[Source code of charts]
_____

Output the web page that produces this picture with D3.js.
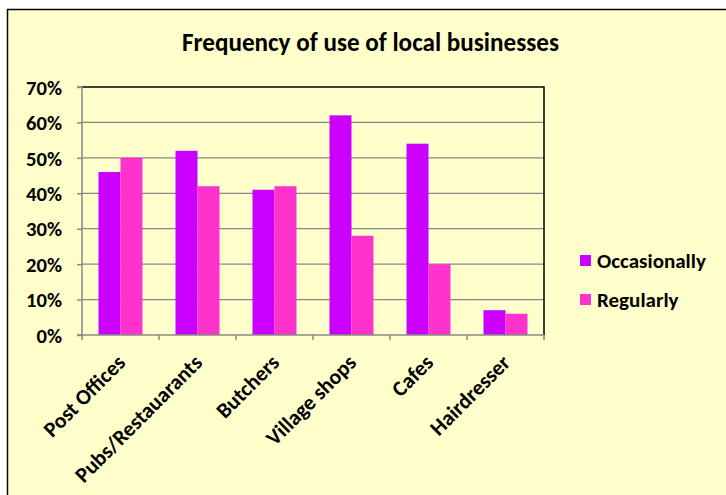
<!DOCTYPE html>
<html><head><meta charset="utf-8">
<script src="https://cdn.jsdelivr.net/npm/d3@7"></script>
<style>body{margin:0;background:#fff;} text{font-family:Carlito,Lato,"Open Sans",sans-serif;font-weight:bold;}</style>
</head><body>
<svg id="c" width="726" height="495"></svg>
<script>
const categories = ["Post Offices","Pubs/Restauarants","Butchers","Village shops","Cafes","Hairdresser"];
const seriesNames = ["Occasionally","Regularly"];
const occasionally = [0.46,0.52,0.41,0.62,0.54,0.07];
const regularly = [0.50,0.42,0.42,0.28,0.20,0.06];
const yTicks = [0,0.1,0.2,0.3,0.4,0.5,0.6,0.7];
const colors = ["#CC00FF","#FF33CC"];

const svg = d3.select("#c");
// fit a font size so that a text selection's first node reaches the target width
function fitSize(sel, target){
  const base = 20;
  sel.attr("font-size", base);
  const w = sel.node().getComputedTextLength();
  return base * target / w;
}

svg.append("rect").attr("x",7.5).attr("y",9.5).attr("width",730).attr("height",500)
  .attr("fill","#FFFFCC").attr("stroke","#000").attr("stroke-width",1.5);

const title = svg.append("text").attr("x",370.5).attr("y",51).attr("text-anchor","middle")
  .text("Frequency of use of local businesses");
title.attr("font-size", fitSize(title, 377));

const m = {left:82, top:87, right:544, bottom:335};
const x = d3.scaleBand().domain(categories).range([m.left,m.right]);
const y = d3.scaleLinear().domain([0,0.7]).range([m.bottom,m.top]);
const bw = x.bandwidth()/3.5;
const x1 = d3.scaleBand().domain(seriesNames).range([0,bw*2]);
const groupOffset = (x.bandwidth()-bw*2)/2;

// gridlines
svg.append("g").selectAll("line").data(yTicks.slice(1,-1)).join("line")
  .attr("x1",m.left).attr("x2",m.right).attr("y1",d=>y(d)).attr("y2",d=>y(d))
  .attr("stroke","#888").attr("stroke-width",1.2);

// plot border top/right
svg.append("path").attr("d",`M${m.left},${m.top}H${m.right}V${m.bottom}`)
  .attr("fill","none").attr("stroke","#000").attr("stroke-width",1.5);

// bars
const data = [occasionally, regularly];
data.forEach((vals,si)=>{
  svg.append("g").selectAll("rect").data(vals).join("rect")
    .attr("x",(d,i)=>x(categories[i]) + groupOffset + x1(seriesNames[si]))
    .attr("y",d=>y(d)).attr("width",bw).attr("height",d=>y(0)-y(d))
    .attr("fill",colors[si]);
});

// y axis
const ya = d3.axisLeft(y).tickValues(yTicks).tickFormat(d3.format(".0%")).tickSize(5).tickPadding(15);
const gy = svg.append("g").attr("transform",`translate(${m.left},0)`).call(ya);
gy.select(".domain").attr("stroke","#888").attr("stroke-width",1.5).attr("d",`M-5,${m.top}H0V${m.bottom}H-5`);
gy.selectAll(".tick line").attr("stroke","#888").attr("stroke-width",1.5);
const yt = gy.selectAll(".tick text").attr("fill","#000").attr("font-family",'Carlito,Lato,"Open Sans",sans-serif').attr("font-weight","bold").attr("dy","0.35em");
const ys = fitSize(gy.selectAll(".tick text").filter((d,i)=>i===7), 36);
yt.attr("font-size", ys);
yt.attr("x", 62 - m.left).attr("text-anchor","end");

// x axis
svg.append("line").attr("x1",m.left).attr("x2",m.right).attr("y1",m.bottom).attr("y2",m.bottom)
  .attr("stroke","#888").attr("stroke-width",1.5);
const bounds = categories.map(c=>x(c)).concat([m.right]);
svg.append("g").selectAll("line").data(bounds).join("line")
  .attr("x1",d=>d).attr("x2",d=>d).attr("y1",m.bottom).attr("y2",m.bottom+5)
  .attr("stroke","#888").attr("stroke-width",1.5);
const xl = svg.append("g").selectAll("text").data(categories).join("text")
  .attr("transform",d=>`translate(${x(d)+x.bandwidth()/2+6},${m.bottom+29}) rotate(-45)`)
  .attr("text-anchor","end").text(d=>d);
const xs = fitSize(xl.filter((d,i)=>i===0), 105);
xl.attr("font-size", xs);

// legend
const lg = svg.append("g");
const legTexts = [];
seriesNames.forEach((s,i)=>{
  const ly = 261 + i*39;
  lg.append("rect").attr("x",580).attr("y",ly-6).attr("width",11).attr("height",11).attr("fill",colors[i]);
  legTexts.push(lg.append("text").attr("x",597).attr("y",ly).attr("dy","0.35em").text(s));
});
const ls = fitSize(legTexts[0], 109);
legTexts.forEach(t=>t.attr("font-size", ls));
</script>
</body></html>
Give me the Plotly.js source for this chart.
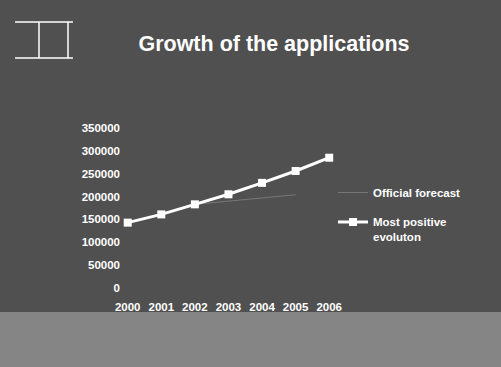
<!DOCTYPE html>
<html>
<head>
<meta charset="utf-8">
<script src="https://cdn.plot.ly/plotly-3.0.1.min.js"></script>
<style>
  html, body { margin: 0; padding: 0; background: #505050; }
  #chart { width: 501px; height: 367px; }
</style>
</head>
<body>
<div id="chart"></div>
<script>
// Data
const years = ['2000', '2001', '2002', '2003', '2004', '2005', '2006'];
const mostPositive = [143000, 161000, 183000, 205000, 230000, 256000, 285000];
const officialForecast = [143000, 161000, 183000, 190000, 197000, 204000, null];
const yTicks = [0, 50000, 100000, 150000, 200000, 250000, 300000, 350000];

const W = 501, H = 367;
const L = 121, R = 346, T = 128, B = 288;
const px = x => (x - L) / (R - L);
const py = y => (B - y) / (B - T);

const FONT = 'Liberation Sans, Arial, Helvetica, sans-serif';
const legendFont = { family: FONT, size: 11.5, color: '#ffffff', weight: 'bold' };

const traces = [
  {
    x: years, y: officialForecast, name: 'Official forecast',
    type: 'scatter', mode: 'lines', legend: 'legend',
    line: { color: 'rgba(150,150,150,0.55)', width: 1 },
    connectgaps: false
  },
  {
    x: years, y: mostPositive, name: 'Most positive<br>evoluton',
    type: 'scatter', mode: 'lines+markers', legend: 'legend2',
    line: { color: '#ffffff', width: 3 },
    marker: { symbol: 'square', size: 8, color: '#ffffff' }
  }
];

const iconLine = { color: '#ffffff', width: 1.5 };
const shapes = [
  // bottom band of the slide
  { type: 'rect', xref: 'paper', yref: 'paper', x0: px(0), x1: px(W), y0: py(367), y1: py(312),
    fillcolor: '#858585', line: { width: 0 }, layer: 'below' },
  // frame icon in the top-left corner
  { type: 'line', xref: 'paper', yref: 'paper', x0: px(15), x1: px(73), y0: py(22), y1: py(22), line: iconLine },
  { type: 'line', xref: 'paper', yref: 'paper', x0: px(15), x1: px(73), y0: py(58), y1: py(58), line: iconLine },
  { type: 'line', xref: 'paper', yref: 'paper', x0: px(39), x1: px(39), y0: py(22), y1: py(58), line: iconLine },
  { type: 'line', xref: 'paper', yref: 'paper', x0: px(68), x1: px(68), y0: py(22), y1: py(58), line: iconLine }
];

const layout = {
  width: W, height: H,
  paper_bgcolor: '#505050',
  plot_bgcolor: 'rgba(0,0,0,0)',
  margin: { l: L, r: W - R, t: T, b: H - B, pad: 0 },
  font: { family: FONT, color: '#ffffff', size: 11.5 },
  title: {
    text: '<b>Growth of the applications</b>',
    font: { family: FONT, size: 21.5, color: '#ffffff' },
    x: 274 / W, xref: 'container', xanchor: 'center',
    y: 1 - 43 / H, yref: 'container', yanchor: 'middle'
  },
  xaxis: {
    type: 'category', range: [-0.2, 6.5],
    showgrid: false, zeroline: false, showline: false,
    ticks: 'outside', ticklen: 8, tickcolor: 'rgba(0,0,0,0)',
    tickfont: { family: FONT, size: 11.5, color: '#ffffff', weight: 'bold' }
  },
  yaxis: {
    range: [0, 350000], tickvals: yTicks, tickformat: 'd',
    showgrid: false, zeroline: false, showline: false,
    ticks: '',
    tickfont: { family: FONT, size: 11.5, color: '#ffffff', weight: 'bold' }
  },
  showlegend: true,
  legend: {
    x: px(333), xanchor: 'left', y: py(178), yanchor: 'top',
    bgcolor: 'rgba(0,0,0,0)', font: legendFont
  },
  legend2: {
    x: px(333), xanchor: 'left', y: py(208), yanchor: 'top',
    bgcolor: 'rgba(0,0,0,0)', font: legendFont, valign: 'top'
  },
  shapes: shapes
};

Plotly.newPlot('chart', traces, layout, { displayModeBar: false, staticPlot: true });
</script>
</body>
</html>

_____

- [Task brief]: Exactly as they stand, quote the lines beginning with the one that contains "Give me the Plotly.js source for this chart." and ending with the one that contains "250000, 300000, 350000];", with no pictures.

- [Output of the task]:
Give me the Plotly.js source for this chart.
<!DOCTYPE html>
<html>
<head>
<meta charset="utf-8">
<script src="https://cdn.plot.ly/plotly-3.0.1.min.js"></script>
<style>
  html, body { margin: 0; padding: 0; background: #505050; }
  #chart { width: 501px; height: 367px; }
</style>
</head>
<body>
<div id="chart"></div>
<script>
// Data
const years = ['2000', '2001', '2002', '2003', '2004', '2005', '2006'];
const mostPositive = [143000, 161000, 183000, 205000, 230000, 256000, 285000];
const officialForecast = [143000, 161000, 183000, 190000, 197000, 204000, null];
const yTicks = [0, 50000, 100000, 150000, 200000, 250000, 300000, 350000];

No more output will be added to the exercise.